My personal recommendation would be Jinja2. The templating language has a syntax that's not particularly hard to learn if you're already used to coding in Python and have some experience with HTML, it's wicked fast, has a number of useful features for working with HTML right out of the box, it's pure Python with minimal dependencies (if I remember correctly, there's only one outside of the Python standard library), and it's packaged for pretty much every major distribution (including Raspbian).
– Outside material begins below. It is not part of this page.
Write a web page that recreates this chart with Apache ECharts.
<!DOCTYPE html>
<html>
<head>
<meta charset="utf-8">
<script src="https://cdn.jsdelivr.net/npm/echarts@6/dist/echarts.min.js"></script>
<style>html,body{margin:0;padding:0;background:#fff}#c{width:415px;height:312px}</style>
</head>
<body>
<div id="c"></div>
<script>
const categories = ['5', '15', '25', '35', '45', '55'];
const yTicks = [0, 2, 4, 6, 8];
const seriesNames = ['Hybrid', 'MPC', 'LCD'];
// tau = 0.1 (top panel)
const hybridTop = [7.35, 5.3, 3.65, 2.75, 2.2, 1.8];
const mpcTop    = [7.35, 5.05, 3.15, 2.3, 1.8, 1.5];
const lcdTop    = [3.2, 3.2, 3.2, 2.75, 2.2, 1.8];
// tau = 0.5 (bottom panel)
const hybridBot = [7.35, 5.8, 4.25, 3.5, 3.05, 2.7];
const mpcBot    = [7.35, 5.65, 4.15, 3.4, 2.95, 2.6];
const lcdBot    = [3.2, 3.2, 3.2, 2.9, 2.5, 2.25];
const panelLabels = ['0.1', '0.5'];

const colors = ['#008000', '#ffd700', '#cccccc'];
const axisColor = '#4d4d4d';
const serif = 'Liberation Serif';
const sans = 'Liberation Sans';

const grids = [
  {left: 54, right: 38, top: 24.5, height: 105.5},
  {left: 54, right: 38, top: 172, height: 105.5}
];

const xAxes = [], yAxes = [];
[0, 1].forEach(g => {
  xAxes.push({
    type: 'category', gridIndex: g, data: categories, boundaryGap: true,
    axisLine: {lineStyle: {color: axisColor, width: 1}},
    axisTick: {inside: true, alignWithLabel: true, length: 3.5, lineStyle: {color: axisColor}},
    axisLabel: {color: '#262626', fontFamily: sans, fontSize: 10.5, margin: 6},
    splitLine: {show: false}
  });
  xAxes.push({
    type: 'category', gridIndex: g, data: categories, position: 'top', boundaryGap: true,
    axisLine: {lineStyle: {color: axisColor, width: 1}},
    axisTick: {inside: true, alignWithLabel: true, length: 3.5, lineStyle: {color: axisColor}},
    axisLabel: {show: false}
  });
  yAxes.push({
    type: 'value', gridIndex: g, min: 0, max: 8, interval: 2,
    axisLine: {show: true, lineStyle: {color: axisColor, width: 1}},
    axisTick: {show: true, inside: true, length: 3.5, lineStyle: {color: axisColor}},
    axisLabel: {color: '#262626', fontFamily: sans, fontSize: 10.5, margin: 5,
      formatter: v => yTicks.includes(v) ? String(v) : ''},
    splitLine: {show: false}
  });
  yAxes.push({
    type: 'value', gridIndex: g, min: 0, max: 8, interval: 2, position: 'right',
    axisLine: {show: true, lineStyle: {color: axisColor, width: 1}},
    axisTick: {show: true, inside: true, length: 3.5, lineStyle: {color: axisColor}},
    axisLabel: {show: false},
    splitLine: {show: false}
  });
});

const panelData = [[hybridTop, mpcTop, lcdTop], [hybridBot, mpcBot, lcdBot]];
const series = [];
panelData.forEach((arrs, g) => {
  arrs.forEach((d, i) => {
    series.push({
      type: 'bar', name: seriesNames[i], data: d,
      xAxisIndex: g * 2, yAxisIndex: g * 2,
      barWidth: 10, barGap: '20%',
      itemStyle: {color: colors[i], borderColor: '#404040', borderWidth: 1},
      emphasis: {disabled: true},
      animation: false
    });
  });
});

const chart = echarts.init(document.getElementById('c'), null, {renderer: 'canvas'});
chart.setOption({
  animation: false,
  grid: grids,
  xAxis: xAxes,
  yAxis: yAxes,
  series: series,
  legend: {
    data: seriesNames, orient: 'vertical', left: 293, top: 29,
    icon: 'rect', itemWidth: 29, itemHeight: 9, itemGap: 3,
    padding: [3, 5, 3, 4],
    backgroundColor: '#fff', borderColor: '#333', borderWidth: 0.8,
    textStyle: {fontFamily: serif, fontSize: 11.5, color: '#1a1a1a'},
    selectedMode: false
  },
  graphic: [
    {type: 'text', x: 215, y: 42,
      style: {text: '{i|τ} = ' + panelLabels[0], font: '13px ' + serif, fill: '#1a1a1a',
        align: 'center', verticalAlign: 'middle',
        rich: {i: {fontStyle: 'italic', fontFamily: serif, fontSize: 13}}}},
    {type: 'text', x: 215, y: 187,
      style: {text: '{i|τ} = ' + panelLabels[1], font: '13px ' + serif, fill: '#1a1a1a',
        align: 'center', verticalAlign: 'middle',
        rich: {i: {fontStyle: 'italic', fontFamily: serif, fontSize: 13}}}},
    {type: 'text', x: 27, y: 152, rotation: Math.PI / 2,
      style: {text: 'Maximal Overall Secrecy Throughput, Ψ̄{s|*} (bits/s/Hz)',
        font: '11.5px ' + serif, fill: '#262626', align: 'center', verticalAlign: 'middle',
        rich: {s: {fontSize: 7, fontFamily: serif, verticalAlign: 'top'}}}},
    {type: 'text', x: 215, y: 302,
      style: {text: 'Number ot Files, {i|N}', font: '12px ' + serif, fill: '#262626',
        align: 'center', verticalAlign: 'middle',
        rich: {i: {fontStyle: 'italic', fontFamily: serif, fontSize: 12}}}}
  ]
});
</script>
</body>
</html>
The only potential downside is that Python 3 support is still listed as experimental and needs Python 3.3 or newer, though the initial Python 3 support was added quite some time ago (they don't even support the version that originally added it anymore, so I think it's been at least six months), they've pretty much said they're just being conservative (all the tests pass on Python 3, they're just not 100% certain that there aren't any lurking corner cases that break on Python 3), and I've personally had no issues using it with Python 3.
Django's templating engine is pretty widely used and supports Python 3, but it's not exactly lightweight (you pretty much have to install all of Django to get the templating engine), and they tend to break things in subtle ways version to version. Other than that, it's got most of the same benefits that Jinja2 does (Jinja2 was actually originally a standalone implementation of Django's templating language, but it's diverged enoguh that Jinja2 templates and Django templates aren't guaranteed to be interchangeable).
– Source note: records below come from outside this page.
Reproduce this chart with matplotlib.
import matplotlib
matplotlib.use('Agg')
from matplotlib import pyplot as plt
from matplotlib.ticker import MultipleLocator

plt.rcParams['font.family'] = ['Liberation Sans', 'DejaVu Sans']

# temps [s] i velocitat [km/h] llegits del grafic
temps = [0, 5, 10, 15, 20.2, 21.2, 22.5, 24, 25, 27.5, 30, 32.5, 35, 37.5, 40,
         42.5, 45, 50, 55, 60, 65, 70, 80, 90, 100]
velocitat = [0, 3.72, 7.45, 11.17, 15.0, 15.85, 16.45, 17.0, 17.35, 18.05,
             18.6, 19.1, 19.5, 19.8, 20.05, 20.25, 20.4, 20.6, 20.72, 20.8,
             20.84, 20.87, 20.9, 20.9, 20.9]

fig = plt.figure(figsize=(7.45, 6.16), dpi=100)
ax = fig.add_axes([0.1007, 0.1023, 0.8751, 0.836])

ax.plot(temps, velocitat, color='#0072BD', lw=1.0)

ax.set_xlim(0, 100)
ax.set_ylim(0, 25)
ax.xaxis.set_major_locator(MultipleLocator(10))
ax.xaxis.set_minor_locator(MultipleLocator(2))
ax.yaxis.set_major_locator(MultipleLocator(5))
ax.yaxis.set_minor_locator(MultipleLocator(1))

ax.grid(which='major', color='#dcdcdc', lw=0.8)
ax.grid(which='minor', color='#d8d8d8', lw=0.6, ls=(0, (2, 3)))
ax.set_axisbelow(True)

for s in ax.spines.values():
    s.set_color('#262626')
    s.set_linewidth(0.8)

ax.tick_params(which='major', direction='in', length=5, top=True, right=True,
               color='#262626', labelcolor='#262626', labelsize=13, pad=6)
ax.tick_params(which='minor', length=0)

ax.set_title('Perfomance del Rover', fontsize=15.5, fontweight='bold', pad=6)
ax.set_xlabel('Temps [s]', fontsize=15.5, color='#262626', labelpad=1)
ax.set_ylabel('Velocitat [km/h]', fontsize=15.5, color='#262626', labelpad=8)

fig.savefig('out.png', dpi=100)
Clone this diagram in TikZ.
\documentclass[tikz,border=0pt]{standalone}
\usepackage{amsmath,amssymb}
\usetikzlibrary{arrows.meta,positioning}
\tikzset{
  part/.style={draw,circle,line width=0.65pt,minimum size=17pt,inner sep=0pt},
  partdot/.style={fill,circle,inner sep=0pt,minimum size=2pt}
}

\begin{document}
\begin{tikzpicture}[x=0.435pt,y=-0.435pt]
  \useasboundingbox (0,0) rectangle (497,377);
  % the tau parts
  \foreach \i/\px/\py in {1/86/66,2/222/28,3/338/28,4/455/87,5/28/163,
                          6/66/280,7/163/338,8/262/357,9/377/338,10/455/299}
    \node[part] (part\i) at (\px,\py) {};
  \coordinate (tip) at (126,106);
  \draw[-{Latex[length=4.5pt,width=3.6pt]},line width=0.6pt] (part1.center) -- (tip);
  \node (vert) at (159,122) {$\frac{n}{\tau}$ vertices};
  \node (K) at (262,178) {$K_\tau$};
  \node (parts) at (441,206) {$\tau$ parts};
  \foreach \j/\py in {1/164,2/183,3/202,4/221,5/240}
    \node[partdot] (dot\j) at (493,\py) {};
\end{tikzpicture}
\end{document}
The only other templating system mentioned in your link that I actually recognize is Mako. I've never dealt with it myself, but have heard from a number of associates that it's reliable and I've seen a number of big Python projects using it (I think Reddit uses it actually). The syntax is a bit closer to HTML or XML than Jinja2 and Django are, but that can be just as much of an issue as a benefit (the closer the syntax, the easier it is to mix up what's part of the template and what's actual HTML).